Charles Vanel and Yves Montand in The Wages of Fear
Think you know what suspense filmmaking is? Not until you’ve seen Henri-Georges Clouzot’s The Wages of Fear (Le Salaire de la peur, 1953), still, after more than sixty years, the film to beat for white knuckle suspense. Indeed, it’s one of the indispensable works of the cinema, and if you haven’t seen it — well, you should stop reading this and get the DVD right away.
Henri-Georges Clouzot was an acerbic, brutal filmmaker; during the Nazi occupation of France, while some of his colleagues were making positive, upbeat films that urged both resistance and reassurance, Clouzot was making Le Corbeau (The Raven, 1943), about poison pen letters in a small French village, a film seemingly designed to give aid and comfort to the enemy. After the war, Clouzot was banned from filmmaking until 1947, but soon after re-entered the industry, and in 1952, shot Le Salaire de la peur, which remains — along with Les Diaboliques (1955) — his signature film.
In a South American hellhole of literally indescribable filth and squalor, Mario (Yves Montand), Jo (Charles Vanel), Luigi (Folco Lulli) and Bimba (Peter Van Eyck) sweat it out day after day, penniless, willing to do almost anything to get a ticket home to France. But there’s no work, no hope, no nothing — you can practically smell the stench of the place emanating from the screen.
Finally, a desperate “out” emerges. The SOC Oil Company has an oil well fire on its hands deep in the jungle, and puts out a call to hire four drivers to haul huge shipments of highly unstable, deteriorating nitroglycerine in trucks with lousy brakes and no suspension over treacherous mountain roads — if one of the trucks gets through, the company will have enough explosives to cap the well. If any of the drivers make it, they get a trip back to Paris. All four men compete for — and get — the job.
The trucks are completely unsafe, the nitroglycerine is so unstable that even the slightest shock will set it off, and the roads offer one obstacle after another. The film takes about 40 minutes to set up the situation, but then for the rest of the 147 minute ride, we follow the trucks on their desperate voyage through the jungle, every nerve-wracking step of the way.

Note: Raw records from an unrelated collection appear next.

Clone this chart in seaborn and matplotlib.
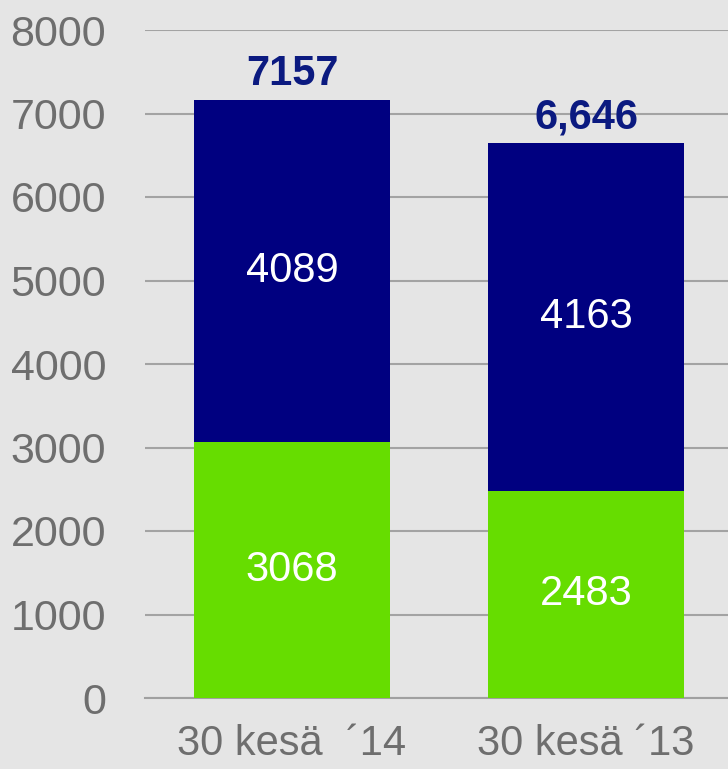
import numpy as np
import pandas as pd
import seaborn as sns
import matplotlib.pyplot as plt
from matplotlib.ticker import FixedLocator

sns.set_style("white")
plt.rcParams['font.family'] = ['Liberation Sans', 'DejaVu Sans']

categories = ["30 kesä  ´14", "30 kesä ´13"]
green_values = [3068, 2483]
navy_values = [4089, 4163]
total_labels = ["7157", "6,646"]

totals = [g + n for g, n in zip(green_values, navy_values)]
df = pd.DataFrame({"cat": categories, "green": green_values,
                   "navy": navy_values, "total": totals})

bg = "#e5e5e5"
grey = "#6e6e6e"
fig = plt.figure(figsize=(7.28, 7.69), dpi=100, facecolor=bg)
ax = fig.add_axes([145 / 728, 71 / 769, 588 / 728, 668 / 769])
ax.set_facecolor(bg)

# stacked look: full total in navy, green part drawn over it
sns.barplot(data=df, x="cat", y="total", color="#000080", saturation=1,
            width=0.67, linewidth=0, ax=ax, zorder=3)
sns.barplot(data=df, x="cat", y="green", color="#66dd00", saturation=1,
            width=0.67, linewidth=0, ax=ax, zorder=4)

ax.set_ylim(0, 8000)
ax.set_xlim(-0.5, 1.5)
ax.set_yticks(range(0, 8001, 1000))
ax.yaxis.grid(True, color="#a3a3a3", linewidth=1.5, zorder=0)
ax.set_axisbelow(True)

for s in ["left", "top", "right"]:
    ax.spines[s].set_visible(False)
ax.spines["bottom"].set_color("#a0a0a0")
ax.spines["bottom"].set_linewidth(1.5)

ax.tick_params(axis="y", length=0, pad=28, labelsize=31, labelcolor=grey)
ax.tick_params(axis="x", which="major", length=0, pad=19, labelsize=30,
               labelcolor=grey)
ax.xaxis.set_minor_locator(FixedLocator([-0.5, 0.5, 1.5]))
ax.tick_params(axis="x", which="minor", length=9, width=1.5, color="#a0a0a0")
ax.set_xlabel("")
ax.set_ylabel("")

for i in range(len(categories)):
    g = green_values[i]
    n = navy_values[i]
    ax.text(i, g / 2, str(g), ha="center", va="center", color="white",
            fontsize=30, zorder=5)
    ax.text(i, g + n / 2, str(n), ha="center", va="center", color="white",
            fontsize=30, zorder=5)
    ax.annotate(total_labels[i], (i, totals[i]), xytext=(0, 15),
                textcoords="offset pixels", ha="center", va="baseline",
                color="#0b1a80", fontsize=30, fontweight="bold", zorder=5)

plt.savefig("out.png", dpi=100, facecolor=bg)
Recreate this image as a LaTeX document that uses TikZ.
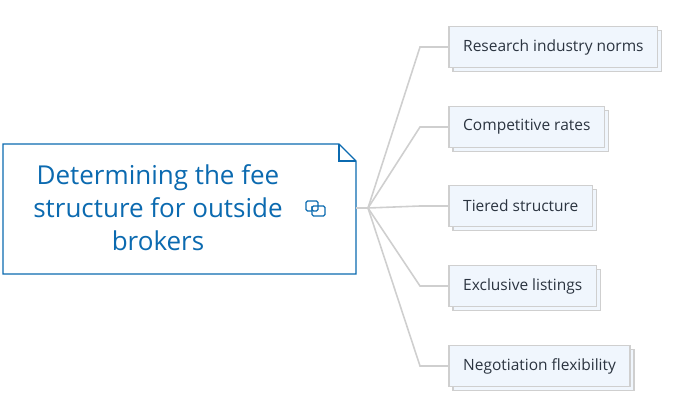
\documentclass[tikz,border=0pt]{standalone}
\usepackage{fontspec}
\setmainfont{Open Sans}
\usetikzlibrary{positioning}
\definecolor{topicblue}{HTML}{0B6AB0}
\definecolor{leaffill}{HTML}{F0F6FD}
\definecolor{leafline}{HTML}{CFCFCF}
\definecolor{leaftext}{HTML}{2B3440}
\tikzset{
  leaf/.style={anchor=west, inner xsep=14pt, minimum height=40pt,
    font=\fontsize{15.5}{18}\selectfont, text=leaftext},
  leafrim/.style={draw=leafline, fill=leaffill, line width=1.2pt},
  branch/.style={draw=leafline, line width=1.6pt},
}
\newcommand\leafbox[3]{%
  \node[leaf, text opacity=0] (#1) at (449,#2) {#3};
  \draw[leafrim] ([shift={(4,4)}]#1.north west) rectangle ([shift={(4,4)}]#1.south east);
  \draw[leafrim] (#1.north west) rectangle (#1.south east);
  \node[leaf] at (449,#2) {#3};
  \coordinate (#1k) at (420,#2);
  \draw[branch] (hub) -- (#1k) -- (#1.west);
}
\begin{document}
\begin{tikzpicture}[x=1pt,y=-1pt]
  \useasboundingbox (0,0) rectangle (690,412);
  % central topic
  \draw[topicblue, fill=white, line width=1.4pt]
    (3,144) -- (339,144) -- (356,161) -- (356,274) -- (3,274) -- cycle;
  \draw[topicblue, line width=1.2pt] (339,144) -- (339,161) -- (356,161);
  \node[text=topicblue, align=center, font=\fontsize{26}{33}\selectfont]
    (topic) at (158,208) {Determining the fee\\structure for outside\\brokers};
  % link icon
  \draw[topicblue, line width=1.1pt, rounded corners=1.5pt]
    (306,201) rectangle (318,211);
  \draw[topicblue, line width=1.1pt, rounded corners=1.5pt, fill=white]
    (312,206) rectangle (325,216);
  \draw[topicblue, line width=1.1pt, rounded corners=1.5pt]
    (312,206) -- (312,211) -- (318,211) -- (318,206);
  \coordinate (hub) at (368,208);
  \draw[branch] (356,208) -- (hub);
  % branches
  \leafbox{norms}{47}{Research industry norms}
  \leafbox{rates}{127}{Competitive rates}
  \leafbox{tiers}{206}{Tiered structure}
  \leafbox{excl}{286}{Exclusive listings}
  \leafbox{nego}{366}{Negotiation flexibility}
\end{tikzpicture}
\end{document}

When Jean Cocteau saw The Wages of Fear, he immediately recognized it for the masterpiece it was, and as President that year of the jury at Cannes, saw to it that the film won the Grand Prize of the Festival in 1953– despite the surprising opposition of Fritz Lang, also on the jury, who, if you ask me, was simply jealous (see my essay on Cocteau’s role in this, “How Will I Get My Opium?,” in the book Bad: Infamy, Darkness, Evil, and Slime on Screen for more detail).
It should be noted that The Wages of Fear was cut by about 15 minutes after the win at Cannes for US distribution, to remove what were perceived as “anti-American” sentiments — and it’s true; Clouzot’s absolute fatalism and complete misanthropy demonstrates that he had little faith in anyone or anything — but the current Criterion release thankfully offers the original, complete film.
All in all, The Wages of Fear is nearly flawless filmmaking; a remake by William Friedkin, Sorcerer (1977), only demonstrated just how good the original film was, and remains; Clouzot’s career was relatively short, but in this film, he made one of the lasting masterpieces of the cinema.